If the ambitions for excellence should not be realized if the institution should prove to be of a mediocre sort—then difficult issues about academic freedom might not arise. For the moment and for argument, however, let us assume the sufficiency of the alleged advantages of the Washington scene for attracting first-rate pedagogical talents from other institutional connections. Let us assume the “pooling of the best of American minds”-whatever the phrase implies and entails—in a faculty of acknowledged preeminence. The question is whether any administration would, in actuality, permit such free public scope to the members of such'an establishment. To doubt this is not to impugn the sincerity of officials devoted to the project. But one would be naive not to realize that here actuality is likely to differ drastically from abstraction.

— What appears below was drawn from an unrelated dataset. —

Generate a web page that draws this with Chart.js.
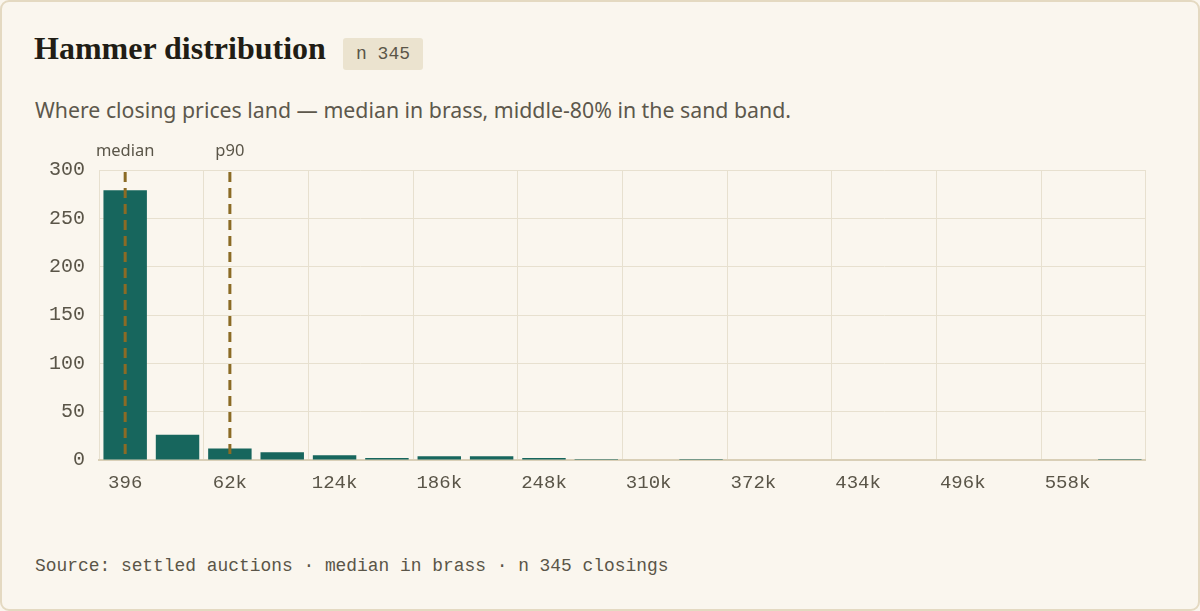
<!DOCTYPE html>
<html>
<head>
<meta charset="utf-8">
<script src="https://cdn.jsdelivr.net/npm/chart.js@4.4.1/dist/chart.umd.min.js"></script>
<style>
  html, body { margin: 0; padding: 0; background: #faf6ee; }
  body { width: 1200px; height: 611px; overflow: hidden; position: relative; }
  .card {
    position: absolute; left: 0; top: 0; width: 1196px; height: 607px;
    border: 2px solid #e4d9c1; border-radius: 9px; background: #faf6ee;
  }
  h1 {
    position: absolute; left: 34px; top: 30px; margin: 0;
    font: bold 32px "Liberation Serif", "DejaVu Serif", serif; color: #211d15;
    line-height: 37px;
  }
  .badge {
    position: absolute; left: 343px; top: 38px; width: 80px; height: 32px;
    background: #ebe3cf; border-radius: 3px;
    font: 18px "Liberation Mono", "DejaVu Sans Mono", monospace; color: #5a5548;
    line-height: 32px; text-align: center;
  }
  .sub {
    position: absolute; left: 35px; top: 95px; margin: 0;
    font: 21.3px "Noto Sans", "Open Sans", sans-serif; color: #5d584c;
  }
  .foot {
    position: absolute; left: 35px; top: 556px; margin: 0;
    font: 17.9px "Liberation Mono", "DejaVu Sans Mono", monospace; color: #5a5548;
  }
  #wrap { position: absolute; left: 30px; top: 130px; width: 1116px; height: 370px; }
</style>
</head>
<body>
<div class="card"></div>
<h1>Hammer distribution</h1>
<div class="badge">n 345</div>
<p class="sub">Where closing prices land — median in brass, middle-80% in the sand band.</p>
<div id="wrap"><canvas id="chart"></canvas></div>
<p class="foot">Source: settled auctions · median in brass · n 345 closings</p>
<script>
// bins start at 396, roughly 31k wide
const binLabels = ['396', '31k', '62k', '93k', '124k', '155k', '186k', '217k', '248k', '279k',
  '310k', '341k', '372k', '403k', '434k', '465k', '496k', '527k', '558k', '589k'];
const counts = [279, 26, 12, 8, 5, 2, 4, 4, 2, 1, 0, 1, 0, 0, 0, 0, 0, 0, 0, 1];
const yTicks = [0, 50, 100, 150, 200, 250, 300];
const markers = [
  { name: 'median', bin: 0 },
  { name: 'p90', bin: 2 }
];

const gridCol = '#e7e0cf';
const tickCol = '#5a5548';
const brass = '#8b6b25';

const markerLines = {
  id: 'markerLines',
  afterDatasetsDraw(chart) {
    const { ctx, chartArea, scales } = chart;
    ctx.save();
    markers.forEach(m => {
      const x = scales.x.getPixelForValue(m.bin);
      ctx.strokeStyle = brass;
      ctx.lineWidth = 3;
      ctx.setLineDash([10, 6]);
      ctx.beginPath();
      ctx.moveTo(x, chartArea.top + 2);
      ctx.lineTo(x, chartArea.bottom);
      ctx.stroke();
      ctx.setLineDash([]);
      ctx.fillStyle = tickCol;
      ctx.font = '16.5px "Noto Sans", "Open Sans", sans-serif';
      ctx.textAlign = 'center';
      ctx.textBaseline = 'alphabetic';
      ctx.fillText(m.name, x, chartArea.top - 14);
    });
    ctx.restore();
  }
};

new Chart(document.getElementById('chart'), {
  type: 'bar',
  data: {
    labels: binLabels,
    datasets: [{
      data: counts,
      backgroundColor: '#17665d',
      barPercentage: 0.83,
      categoryPercentage: 1
    }]
  },
  options: {
    responsive: true,
    maintainAspectRatio: false,
    animation: false,
    layout: { padding: { top: 40, right: 0, left: 0, bottom: 0 } },
    plugins: { legend: { display: false }, tooltip: { enabled: false }, title: { display: false } },
    scales: {
      x: {
        grid: {
          color: c => (c.index % 2 ? 'transparent' : gridCol),
          drawTicks: false,
          offset: true
        },
        border: { color: '#d9cfb7', width: 2 },
        ticks: {
          autoSkip: false,
          maxRotation: 0,
          padding: 12,
          color: tickCol,
          font: { family: '"Liberation Mono", "DejaVu Sans Mono", monospace', size: 19 },
          callback: (v, i) => (i % 2 ? '' : binLabels[i])
        },
        afterFit: s => { s.height = 40; }
      },
      y: {
        min: 0,
        max: 300,
        afterBuildTicks: s => { s.ticks = yTicks.map(v => ({ value: v })); },
        grid: { color: gridCol, drawTicks: false },
        border: { display: false },
        ticks: {
          padding: 14,
          color: tickCol,
          font: { family: '"Liberation Mono", "DejaVu Sans Mono", monospace', size: 20 }
        },
        afterFit: s => { s.width = 69; }
      }
    }
  },
  plugins: [markerLines]
});
</script>
</body>
</html>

No one questions the importance of untrammeled critical analysis of foreign policy. Indeed, even at a cost in occasional pain to pride, those in supreme charge in foreign policy should give scope to critical faculties among subordinates. Freedom to question accepted premises, to say so candidly and to tell why when things go amiss, and to propose alternatives to what is being contemplated or undertaken is essential to proper working of the policy apparatus. But to say this should not blur the distinction between academic freedom and the scope for critical faculties appropriate within a governing establishment.

For analogy, one can imagine one of the great motor companies permitting and indeed encouraging its engineers, designers, and other experts to find fault with the current product and to propound ways of improving on it in subsequent models, and even sending some of its experts out to study in advanced institutions so as to learn to become even more critical of what is, and more creative as to what ought to be even to outside institutions where faults of the company's product are discussed without constraint. What is beyond realistic imagination is for such a company to permit its experts, even while on the payroll, to publicize their views on what is wrong with what the company is trying to market.